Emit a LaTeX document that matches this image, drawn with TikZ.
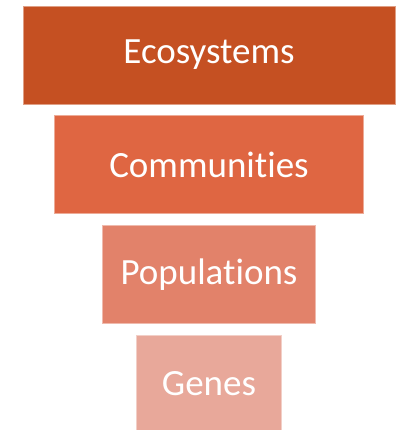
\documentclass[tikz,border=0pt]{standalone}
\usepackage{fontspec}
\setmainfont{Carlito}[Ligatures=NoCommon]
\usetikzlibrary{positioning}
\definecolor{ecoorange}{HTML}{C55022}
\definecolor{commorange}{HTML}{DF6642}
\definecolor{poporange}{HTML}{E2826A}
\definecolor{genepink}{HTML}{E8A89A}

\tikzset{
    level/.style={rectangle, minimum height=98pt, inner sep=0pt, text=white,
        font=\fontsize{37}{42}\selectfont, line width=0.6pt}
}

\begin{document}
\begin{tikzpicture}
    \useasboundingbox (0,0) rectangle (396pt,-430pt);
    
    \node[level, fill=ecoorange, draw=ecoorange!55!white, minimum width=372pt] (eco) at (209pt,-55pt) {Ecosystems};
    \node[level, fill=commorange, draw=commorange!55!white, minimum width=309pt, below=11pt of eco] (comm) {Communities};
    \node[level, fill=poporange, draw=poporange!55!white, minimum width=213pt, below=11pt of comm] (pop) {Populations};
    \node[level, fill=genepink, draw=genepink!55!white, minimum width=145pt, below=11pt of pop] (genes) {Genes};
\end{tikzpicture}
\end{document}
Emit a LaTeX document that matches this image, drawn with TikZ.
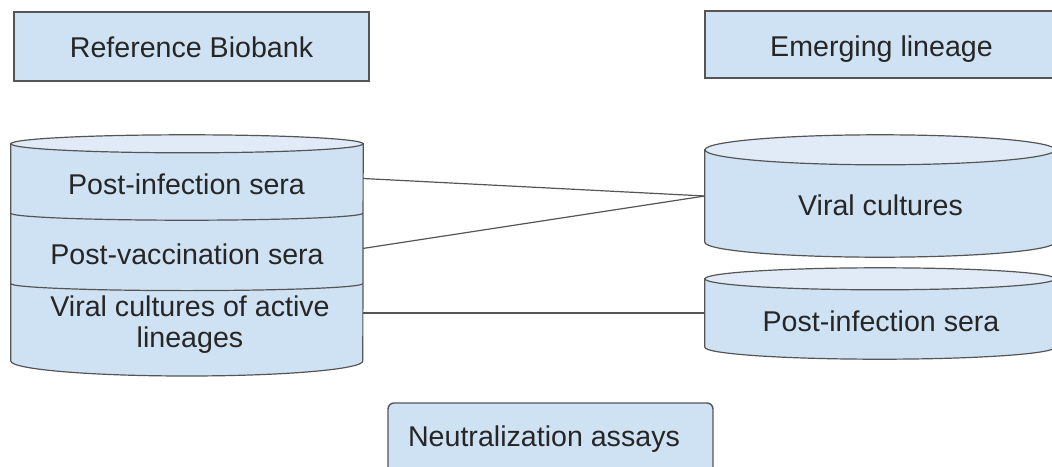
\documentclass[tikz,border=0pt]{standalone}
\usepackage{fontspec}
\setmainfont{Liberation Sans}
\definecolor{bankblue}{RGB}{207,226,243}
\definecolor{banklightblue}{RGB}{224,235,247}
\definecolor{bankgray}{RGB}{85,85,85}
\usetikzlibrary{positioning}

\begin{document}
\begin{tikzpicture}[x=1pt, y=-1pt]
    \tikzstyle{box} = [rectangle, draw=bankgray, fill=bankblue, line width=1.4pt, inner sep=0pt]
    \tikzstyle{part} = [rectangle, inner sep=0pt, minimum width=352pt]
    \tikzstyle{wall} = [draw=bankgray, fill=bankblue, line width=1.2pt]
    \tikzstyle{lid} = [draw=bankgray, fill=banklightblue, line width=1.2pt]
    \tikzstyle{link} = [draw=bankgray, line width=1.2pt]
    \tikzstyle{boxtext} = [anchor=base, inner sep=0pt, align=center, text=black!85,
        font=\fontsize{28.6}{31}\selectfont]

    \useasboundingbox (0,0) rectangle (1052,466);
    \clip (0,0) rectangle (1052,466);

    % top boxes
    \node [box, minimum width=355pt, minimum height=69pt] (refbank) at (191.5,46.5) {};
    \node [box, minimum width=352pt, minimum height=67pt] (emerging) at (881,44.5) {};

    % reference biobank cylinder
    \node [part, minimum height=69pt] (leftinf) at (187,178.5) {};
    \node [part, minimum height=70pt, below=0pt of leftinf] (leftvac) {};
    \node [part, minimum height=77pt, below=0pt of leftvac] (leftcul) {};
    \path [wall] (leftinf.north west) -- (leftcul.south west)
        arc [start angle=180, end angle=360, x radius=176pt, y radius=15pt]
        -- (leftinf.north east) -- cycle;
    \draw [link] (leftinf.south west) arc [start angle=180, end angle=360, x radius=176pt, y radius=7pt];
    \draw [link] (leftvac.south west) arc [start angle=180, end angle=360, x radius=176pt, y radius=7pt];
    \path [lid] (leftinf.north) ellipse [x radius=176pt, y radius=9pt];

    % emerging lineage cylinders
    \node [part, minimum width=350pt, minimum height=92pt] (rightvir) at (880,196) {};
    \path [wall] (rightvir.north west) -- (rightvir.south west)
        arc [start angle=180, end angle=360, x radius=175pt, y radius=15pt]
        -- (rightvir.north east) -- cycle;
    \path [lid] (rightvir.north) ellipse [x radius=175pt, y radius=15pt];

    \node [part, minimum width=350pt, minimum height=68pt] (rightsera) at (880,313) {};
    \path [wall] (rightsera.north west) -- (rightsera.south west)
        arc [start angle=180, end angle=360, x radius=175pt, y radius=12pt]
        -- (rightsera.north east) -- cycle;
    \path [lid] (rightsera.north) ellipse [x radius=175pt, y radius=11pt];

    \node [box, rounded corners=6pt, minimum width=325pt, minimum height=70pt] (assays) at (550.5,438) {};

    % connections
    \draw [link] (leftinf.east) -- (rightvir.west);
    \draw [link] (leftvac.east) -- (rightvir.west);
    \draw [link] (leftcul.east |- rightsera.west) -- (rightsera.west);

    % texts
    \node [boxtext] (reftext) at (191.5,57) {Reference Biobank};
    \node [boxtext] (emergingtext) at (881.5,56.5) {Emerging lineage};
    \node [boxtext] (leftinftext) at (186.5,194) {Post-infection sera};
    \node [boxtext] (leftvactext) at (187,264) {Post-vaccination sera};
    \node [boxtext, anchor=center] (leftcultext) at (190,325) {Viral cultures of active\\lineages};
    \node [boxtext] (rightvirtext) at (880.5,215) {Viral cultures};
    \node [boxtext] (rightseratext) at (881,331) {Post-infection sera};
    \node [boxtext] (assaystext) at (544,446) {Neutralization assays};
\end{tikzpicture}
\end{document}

★ ★ ★ ★ ★

Problem description:
Copy each line exactly, and leave the pictures out of your copy.

Answer to this problem:
Emit a LaTeX document that matches this image, drawn with TikZ.
\documentclass[tikz,border=0pt]{standalone}
\usepackage{fontspec}
\setmainfont{Carlito}[Ligatures=NoCommon]
\usetikzlibrary{positioning}
\definecolor{ecoorange}{HTML}{C55022}
\definecolor{commorange}{HTML}{DF6642}
\definecolor{poporange}{HTML}{E2826A}
\definecolor{genepink}{HTML}{E8A89A}

\tikzset{
    level/.style={rectangle, minimum height=98pt, inner sep=0pt, text=white,
        font=\fontsize{37}{42}\selectfont, line width=0.6pt}
}

\begin{document}
\begin{tikzpicture}
    \useasboundingbox (0,0) rectangle (396pt,-430pt);
    
    \node[level, fill=ecoorange, draw=ecoorange!55!white, minimum width=372pt] (eco) at (209pt,-55pt) {Ecosystems};
    \node[level, fill=commorange, draw=commorange!55!white, minimum width=309pt, below=11pt of eco] (comm) {Communities};
    \node[level, fill=poporange, draw=poporange!55!white, minimum width=213pt, below=11pt of comm] (pop) {Populations};
    \node[level, fill=genepink, draw=genepink!55!white, minimum width=145pt, below=11pt of pop] (genes) {Genes};
\end{tikzpicture}
\end{document}
Emit a LaTeX document that matches this image, drawn with TikZ.
\documentclass[tikz,border=0pt]{standalone}
\usepackage{fontspec}
\setmainfont{Liberation Sans}
\definecolor{bankblue}{RGB}{207,226,243}
\definecolor{banklightblue}{RGB}{224,235,247}
\definecolor{bankgray}{RGB}{85,85,85}
\usetikzlibrary{positioning}

\begin{document}
\begin{tikzpicture}[x=1pt, y=-1pt]
    \tikzstyle{box} = [rectangle, draw=bankgray, fill=bankblue, line width=1.4pt, inner sep=0pt]
    \tikzstyle{part} = [rectangle, inner sep=0pt, minimum width=352pt]
    \tikzstyle{wall} = [draw=bankgray, fill=bankblue, line width=1.2pt]
    \tikzstyle{lid} = [draw=bankgray, fill=banklightblue, line width=1.2pt]
    \tikzstyle{link} = [draw=bankgray, line width=1.2pt]
    \tikzstyle{boxtext} = [anchor=base, inner sep=0pt, align=center, text=black!85,
        font=\fontsize{28.6}{31}\selectfont]

    \useasboundingbox (0,0) rectangle (1052,466);
    \clip (0,0) rectangle (1052,466);

    % top boxes
    \node [box, minimum width=355pt, minimum height=69pt] (refbank) at (191.5,46.5) {};
    \node [box, minimum width=352pt, minimum height=67pt] (emerging) at (881,44.5) {};

    % reference biobank cylinder
    \node [part, minimum height=69pt] (leftinf) at (187,178.5) {};
    \node [part, minimum height=70pt, below=0pt of leftinf] (leftvac) {};
    \node [part, minimum height=77pt, below=0pt of leftvac] (leftcul) {};
    \path [wall] (leftinf.north west) -- (leftcul.south west)
        arc [start angle=180, end angle=360, x radius=176pt, y radius=15pt]
        -- (leftinf.north east) -- cycle;
    \draw [link] (leftinf.south west) arc [start angle=180, end angle=360, x radius=176pt, y radius=7pt];
    \draw [link] (leftvac.south west) arc [start angle=180, end angle=360, x radius=176pt, y radius=7pt];
    \path [lid] (leftinf.north) ellipse [x radius=176pt, y radius=9pt];

    % emerging lineage cylinders
    \node [part, minimum width=350pt, minimum height=92pt] (rightvir) at (880,196) {};
    \path [wall] (rightvir.north west) -- (rightvir.south west)
        arc [start angle=180, end angle=360, x radius=175pt, y radius=15pt]
        -- (rightvir.north east) -- cycle;
    \path [lid] (rightvir.north) ellipse [x radius=175pt, y radius=15pt];

    \node [part, minimum width=350pt, minimum height=68pt] (rightsera) at (880,313) {};
    \path [wall] (rightsera.north west) -- (rightsera.south west)
        arc [start angle=180, end angle=360, x radius=175pt, y radius=12pt]
        -- (rightsera.north east) -- cycle;
    \path [lid] (rightsera.north) ellipse [x radius=175pt, y radius=11pt];

    \node [box, rounded corners=6pt, minimum width=325pt, minimum height=70pt] (assays) at (550.5,438) {};

    % connections
    \draw [link] (leftinf.east) -- (rightvir.west);
    \draw [link] (leftvac.east) -- (rightvir.west);
    \draw [link] (leftcul.east |- rightsera.west) -- (rightsera.west);

    % texts
    \node [boxtext] (reftext) at (191.5,57) {Reference Biobank};
    \node [boxtext] (emergingtext) at (881.5,56.5) {Emerging lineage};
    \node [boxtext] (leftinftext) at (186.5,194) {Post-infection sera};
    \node [boxtext] (leftvactext) at (187,264) {Post-vaccination sera};
    \node [boxtext, anchor=center] (leftcultext) at (190,325) {Viral cultures of active\\lineages};
    \node [boxtext] (rightvirtext) at (880.5,215) {Viral cultures};
    \node [boxtext] (rightseratext) at (881,331) {Post-infection sera};
    \node [boxtext] (assaystext) at (544,446) {Neutralization assays};
\end{tikzpicture}
\end{document}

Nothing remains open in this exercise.